Sunday, April 20, 2008

Glory Girls by Linda Bleser

GLORY GIRLS chronicles the lives of the Glory sisters- once child members of a family lounge act in the Catskill mountain resorts. Andrea, Bethany, and Chelsea have grown up with memories both wistful and resentful of their performing childhood, their beautiful mother who died too soon, and the father who deserted them to bury his grief in a bottle.

The eldest, Andrea, has allowed the bitterness to make her hard and cold. Her choice to become an attorney was less about a love for the law than a desire to be in control through power and money. Chelsea, the baby, has stayed in show business and craves the attention adoring crowds give her. But the main point of view in the book is from Bethany, the dutiful middle child who stays in the background and always takes the safest way.

The story begins when the sisters learn of their father, Alexander’s, impending marriage to a Las Vegas showgirl half his age. Though he’s been sober ten years, each of his daughters has unresolved issues about his emotional abandonment after their mother’s death. He wants them to accept his fiancée, Tara, but they aren’t too receptive. Bethany and Chelsea are still loyal to their mother; Andrea is worried that a gold-digger will take their inheritance. The girls were raised, primarily, by his mother, their grandmother Rosemarie. Granny Ro is nearing the end of her life. She owns the Catskill hotel where the girls grew up performing, and Alexander wants to reopen the place to showcase Tara. Granny Ro has changed her will to give the sisters ownership of the place, and Andrea sees a way to burn the memories of her childhood and punish her father by selling it to developers who will more than likely tear it down. Bethany, though, wants to restore their homestead and perhaps, their family.

Bethany has stayed in a passionless, empty marriage. Her three children factored big in that decision, but she honestly doesn’t believe she deserves more. She doesn’t like to make waves. Now 40, she is looking back over her life and realizing that she is still young enough to dream. Chelsea introduces her to Dr. Ken Lanigan, a self-help counselor who fires both her imagination and her libido. She comes to the conclusion that she is indeed worthy of more than she’s got, and slowly she goes for it. The restoration of her resort is paralleled with the restoration of her family and her own soul, and she finds the strength to fight for it.

Bethany’s journey resounded with me, as just about any woman who is nearing the empty-nest stage can attest. Although my own marriage is happy, I knew exactly what Bethany was going through. Her children don’t need her the way they used to, and now she’s facing the end of what has been the main focus of her life. New ideas and new people have awakened things in her long buried, and it is both exciting and frightening. Linda Bleser has richly drawn characters in an iconic setting, and I enjoyed seeing Bethany find her worth.

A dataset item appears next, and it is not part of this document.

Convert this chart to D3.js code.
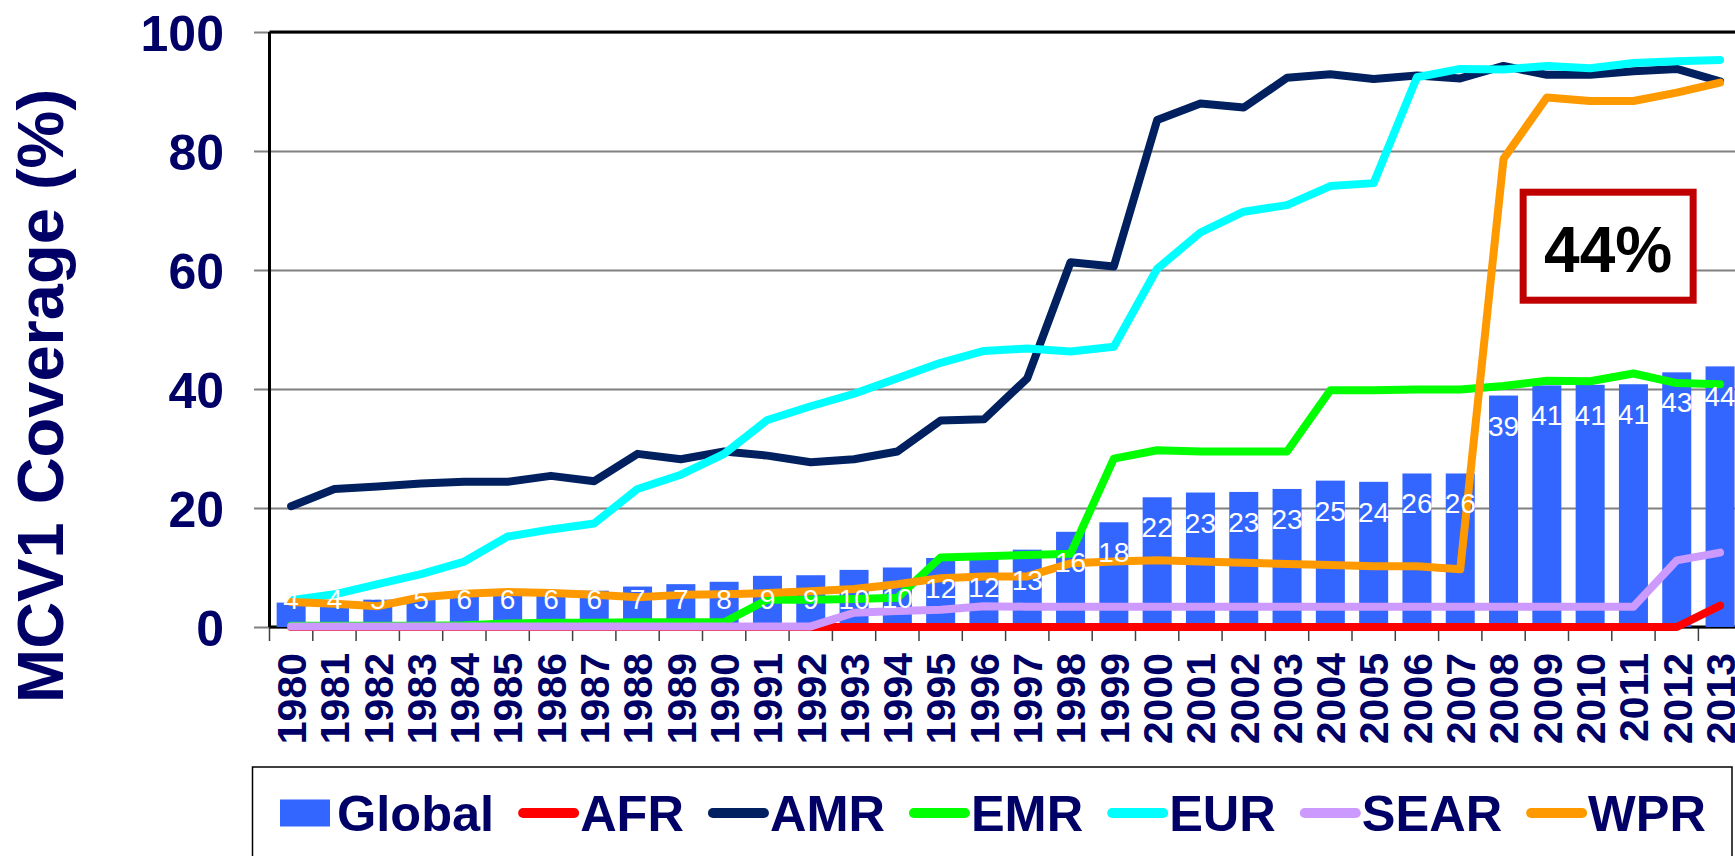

There are only two things I could take issue with- Tara, the showgirl fiancée, is a little too nice to be believed. She’s tough, but there’s no edge to her. Anyone in a cut throat profession that calls for nightly nudity for that many years is going to have some not-so-nice characteristics.

The second- the book simply isn’t long enough. Some ends are tied up rather neatly, with Andrea’s and Chelsea’s romances, the relationship with their father, and we don’t really see any reactions from Bethany’s teenage sons to her profound life changes. Each sister could ideally have her own book (that’s of course my wish, but not my call) and I would liked to have seen deeper explorations before the resolution. All in all, I suppose a reader wanting more isn’t a bad thing.

There’s no sex, but certain graphic words are thrown in casual, girl’s night out conversation. Some themes in GLORY GIRLS reminded me of an another good book, THE OCEAN BETWEEN US by Susan Wiggs. Thanks, Linda!


Kimber An said...

Excellent review, Robyn!

I sped-read GLORY GIRLS. I'm okay with the loose ends because the main plot is resolved and I love sequels!

That said, it wasn't an easy book to read because I'm a lot less forgiving than I used to be. I would have been the sister who disowned their drunken deadbeat dad and never looked back. Good thing the characters matured more than I have!

I think anyone who liked ASK AGAIN LATER by Jill Davis will like GLORY GIRLS.

Robyn said...

With you there. Even though I identified with Bethany, I wanted in Andrea's head. Especially with her hunky contractor!